» **CHALLENGE**: Word for word, give the material below again, minus any images.

» **DATASET CONTENT**:
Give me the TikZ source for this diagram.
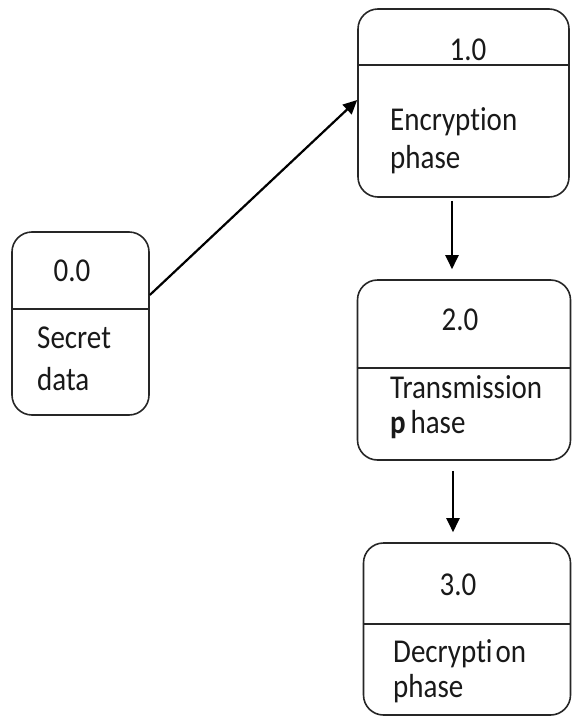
\documentclass[tikz,border=0pt]{standalone}
\usepackage{fontspec}
\setmainfont[Ligatures={NoCommon}]{Carlito}
\usetikzlibrary{arrows.meta}
\newcommand{\stretchtxt}[1]{\scalebox{1}[1.15]{#1}}
\tikzset{
  procbox/.style={draw=black!85, line width=1.6pt, rounded corners=20pt, minimum width=#1},
  divider/.style={draw=black!85, line width=1.6pt},
  lbl/.style={inner sep=0pt, font=\fontsize{29}{34}\selectfont, text=black!90},
  arr/.style={draw=black, line width=2.2pt, -{Triangle[length=14pt,width=13pt]}}
}
\begin{document}
\begin{tikzpicture}[x=1pt,y=-1pt]
\useasboundingbox (0,0) rectangle (572,717);
% boxes
\node[procbox=137pt, minimum height=183pt] (b0) at (80.5,323.5) {};
\node[procbox=211pt, minimum height=188pt] (b1) at (463.5,103) {};
\node[procbox=213pt, minimum height=180pt] (b2) at (464,370) {};
\node[procbox=207pt, minimum height=172pt] (b3) at (467,629) {};
% dividers
\draw[divider] (b0.west |- 0,309) -- (b0.east |- 0,309);
\draw[divider] (b1.west |- 0,65) -- (b1.east |- 0,65);
\draw[divider] (b2.west |- 0,368) -- (b2.east |- 0,368);
\draw[divider] (b3.west |- 0,624) -- (b3.east |- 0,624);
% labels
\node[lbl, anchor=base] (n0) at (72,281) {\stretchtxt{0.0}};
\node[lbl, anchor=base west] (t0a) at (37,348) {\stretchtxt{Secret}};
\node[lbl, anchor=base west] (t0b) at (37,390) {\stretchtxt{data}};
\node[lbl, anchor=base] (n1) at (468,60) {\stretchtxt{1.0}};
\node[lbl, anchor=base west] (t1a) at (390,130) {\stretchtxt{Encryption}};
\node[lbl, anchor=base west] (t1b) at (390,168) {\stretchtxt{phase}};
\node[lbl, anchor=base] (n2) at (460,330) {\stretchtxt{2.0}};
\node[lbl, anchor=base west] (t2a) at (390,398) {\stretchtxt{Transmission}};
\node[lbl, anchor=base west] (t2b) at (390,433) {\stretchtxt{\textbf{p}\,hase}};
\node[lbl, anchor=base] (n3) at (458,595) {\stretchtxt{3.0}};
\node[lbl, anchor=base west] (t3a) at (393,662) {\stretchtxt{Decrypti\hspace{3pt}on}};
\node[lbl, anchor=base west] (t3b) at (393,697) {\stretchtxt{phase}};
% connectors
\draw[arr] ([yshift=28.5pt]b0.east) -- ([yshift=3pt]b1.west);
\draw[arr] ([xshift=-11.5pt,yshift=-3pt]b1.south) -- ([xshift=-12pt,yshift=10pt]b2.north);
\draw[arr] ([xshift=-11pt,yshift=-10pt]b2.south) -- ([xshift=-14pt,yshift=10pt]b3.north);
\end{tikzpicture}
\end{document}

» **CORRECT OUTPUT**:
Give me the TikZ source for this diagram.
\documentclass[tikz,border=0pt]{standalone}
\usepackage{fontspec}
\setmainfont[Ligatures={NoCommon}]{Carlito}
\usetikzlibrary{arrows.meta}
\newcommand{\stretchtxt}[1]{\scalebox{1}[1.15]{#1}}
\tikzset{
  procbox/.style={draw=black!85, line width=1.6pt, rounded corners=20pt, minimum width=#1},
  divider/.style={draw=black!85, line width=1.6pt},
  lbl/.style={inner sep=0pt, font=\fontsize{29}{34}\selectfont, text=black!90},
  arr/.style={draw=black, line width=2.2pt, -{Triangle[length=14pt,width=13pt]}}
}
\begin{document}
\begin{tikzpicture}[x=1pt,y=-1pt]
\useasboundingbox (0,0) rectangle (572,717);
% boxes
\node[procbox=137pt, minimum height=183pt] (b0) at (80.5,323.5) {};
\node[procbox=211pt, minimum height=188pt] (b1) at (463.5,103) {};
\node[procbox=213pt, minimum height=180pt] (b2) at (464,370) {};
\node[procbox=207pt, minimum height=172pt] (b3) at (467,629) {};
% dividers
\draw[divider] (b0.west |- 0,309) -- (b0.east |- 0,309);
\draw[divider] (b1.west |- 0,65) -- (b1.east |- 0,65);
\draw[divider] (b2.west |- 0,368) -- (b2.east |- 0,368);
\draw[divider] (b3.west |- 0,624) -- (b3.east |- 0,624);
% labels
\node[lbl, anchor=base] (n0) at (72,281) {\stretchtxt{0.0}};
\node[lbl, anchor=base west] (t0a) at (37,348) {\stretchtxt{Secret}};
\node[lbl, anchor=base west] (t0b) at (37,390) {\stretchtxt{data}};
\node[lbl, anchor=base] (n1) at (468,60) {\stretchtxt{1.0}};
\node[lbl, anchor=base west] (t1a) at (390,130) {\stretchtxt{Encryption}};
\node[lbl, anchor=base west] (t1b) at (390,168) {\stretchtxt{phase}};
\node[lbl, anchor=base] (n2) at (460,330) {\stretchtxt{2.0}};
\node[lbl, anchor=base west] (t2a) at (390,398) {\stretchtxt{Transmission}};
\node[lbl, anchor=base west] (t2b) at (390,433) {\stretchtxt{\textbf{p}\,hase}};
\node[lbl, anchor=base] (n3) at (458,595) {\stretchtxt{3.0}};
\node[lbl, anchor=base west] (t3a) at (393,662) {\stretchtxt{Decrypti\hspace{3pt}on}};
\node[lbl, anchor=base west] (t3b) at (393,697) {\stretchtxt{phase}};
% connectors
\draw[arr] ([yshift=28.5pt]b0.east) -- ([yshift=3pt]b1.west);
\draw[arr] ([xshift=-11.5pt,yshift=-3pt]b1.south) -- ([xshift=-12pt,yshift=10pt]b2.north);
\draw[arr] ([xshift=-11pt,yshift=-10pt]b2.south) -- ([xshift=-14pt,yshift=10pt]b3.north);
\end{tikzpicture}
\end{document}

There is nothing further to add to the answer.